Will Myntra’s Mobile E-Commerce Experiment Pay Off?

Indian e-commerce company, Myntra, will shut its website on May 1 and go completely mobile, with its app as its only platform. Along with its parent company and India’s leading e-retailer, Flipkart, Myntra has already done away with its mobile website.

This marks the start of a bold experiment in mobile e-commerce, not only in India, but perhaps the entire world.

The share of mobile in global e-commerce is growing at an average compound annual growth rate of 42 percent. Myntra itself has 80 percent of its traffic and 70 percent of its sales coming from mobile. So, the numbers do hold out promise and this strategy may very well pay off for Myntra. But, there are a few buts.

Myntra’s Move Hinges on the Perfect App

If Myntra’s entire business is going to hinge on its mobile app, it needs to make sure that the app is optimized in every possible way, so that users have the best possible shopping experience.
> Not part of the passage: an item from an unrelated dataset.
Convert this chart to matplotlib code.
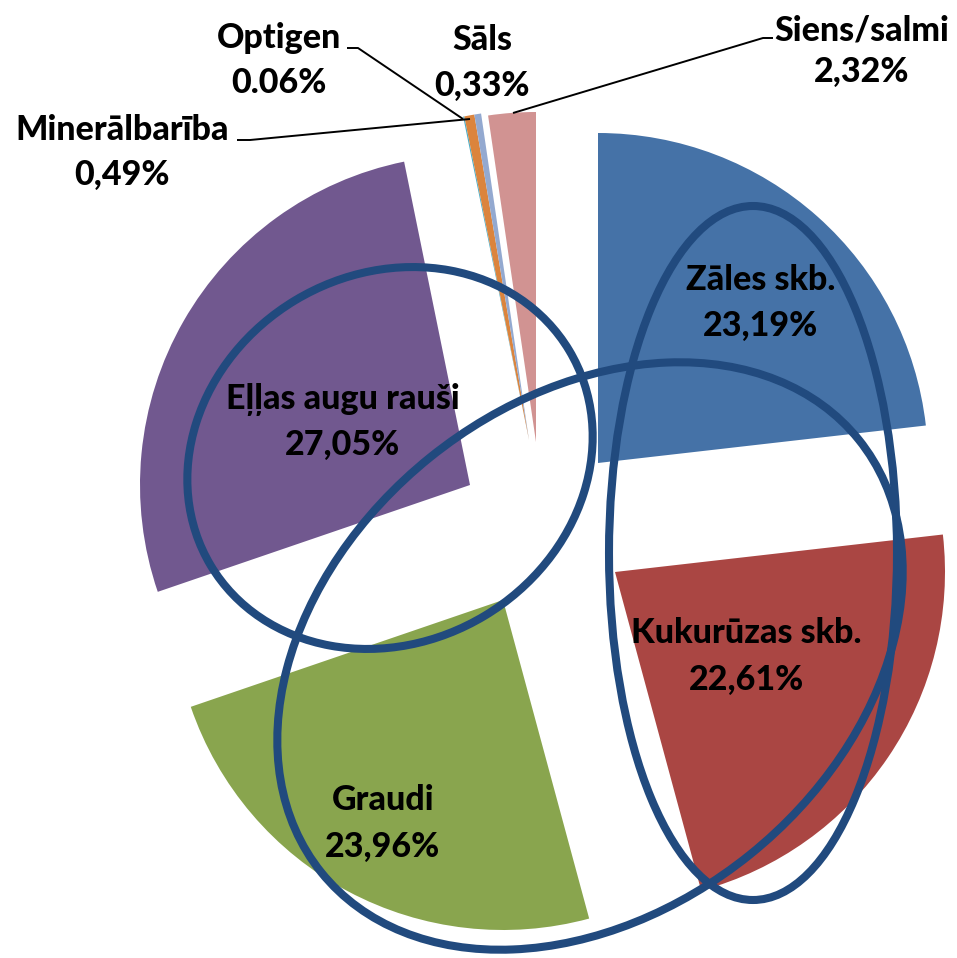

If anything at all inconveniences users, you can count on them to dump an app and never return to it.

So, what should Myntra do to ensure a great experience for its app users?

  • Download requirements. Is the app easy enough to download or is it taking too long? How big is the app itself? Both are critical factors in a country where connectivity is still unreliable and spotty in the vast Internet hinterland.
  • User interface. Is the user experience (UX) causing any sort of disruption or is it enabling a smooth transaction? Can customers easily look up different categories at the same time, as they would be able to with browser tabs on their desktop computer? Is there a strong Search function? Is everything on the Myntra mobile app, starting from the design to the payment gateway, geared to inspire user confidence? There are mixed opinions on this.
  • Language-ready. Forget about India being English-tolerant and English being an aspirational language. Huge swathes of the population still use their first language to conduct day-to-day business. Language is a critical factor in encouraging users to be confident enough to make a purchase. We should also note that an in-language environment is already being built, thanks to translated interfaces on handsets, localized browsers, chat applications, and so on.
  • No half-hearted localization. A word of caution when it comes to mobile app localization: do it right the first time. A few Indian e-commerce companies resorted to machine translation (MT), with disastrous results. This is not to say that MT has no place, it certainly does in e-commerce. But using translation software, which has integrations with paid, trained MT along with the options to use professional, human translation is a much better approach than using only raw MT output.

Pros and Cons of App-Only Approach in Mobile E-Commerce

Myntra’s move comes at a time when Google is about to push a “mobile-friendly” update to its algorithm. So, if anyone had any doubts about the importance of mobile, now is the time to deny that and jump to the “mobile” side of the fence. The obvious pros of Myntra’s move are:

  • Better focus. No more wasted time figuring out how to convert those dilly-dallying users on the desktop site. App users are there for a reason. Once you get them on the app, the battle is more than half won. The mobile is a personal device and in the comforts of your own app, you can target the user better than in the presence of those distracting browser tabs.
  • The best playground. What better place to launch such an experiment than India, where over 75 percent of the population owns a mobile device, but only 15 percent has access to broadband? Indeed, this venture will be watched not only by Myntra’s Indian peers, but all over the world, especially in developing markets.

Myntra will need to brace against any consumer pushback and reconcile itself with some revenue loss in the short term.

  • Dent in the margins. According to its own statistics, desktop still claims 30 percent of Myntra’s sales. Recent figures from eMarketer show that nearly 75 percent of e-commerce sales come from desktop and tablets and not mobile. Though this statistic is based on surveys of US users, it still is an important piece of data to keep in mind. Which business, in the extremely competitive world of e-retail, would be willing to let go of such a significant share of revenue? Myntra may say this is a short-term loss, and it may well be so, but it is still a loss that needs to be anticipated.
  • User pushback. At least some consumers, especially those used to the desktop environment, will resent being forced to download the app. Again, this may be a transitional phase while people get over old habits. But consider another scenario: a user searches for “cotton shirts” on his/her mobile phone and happens to see a relevant result from the Myntra app. How many of these smartphone users will be willing to download the app to make the purchase, when they can easily go over to the mobile website of a competitor and complete the transaction without a download commitment? That’s the gamble.
  • App store dependency. Apps have to be tightly in sync with app store guidelines over which an app has no control. This may not be a huge deal yet, however.

Mobile-only is a bold enough strategy, but app-only makes Myntra a little too reliant on its walled garden. Parent company Flipkart is aware of the risks and has, hence, said that it will follow through only if the Myntra experiment succeeds. It will be interesting to see what happens.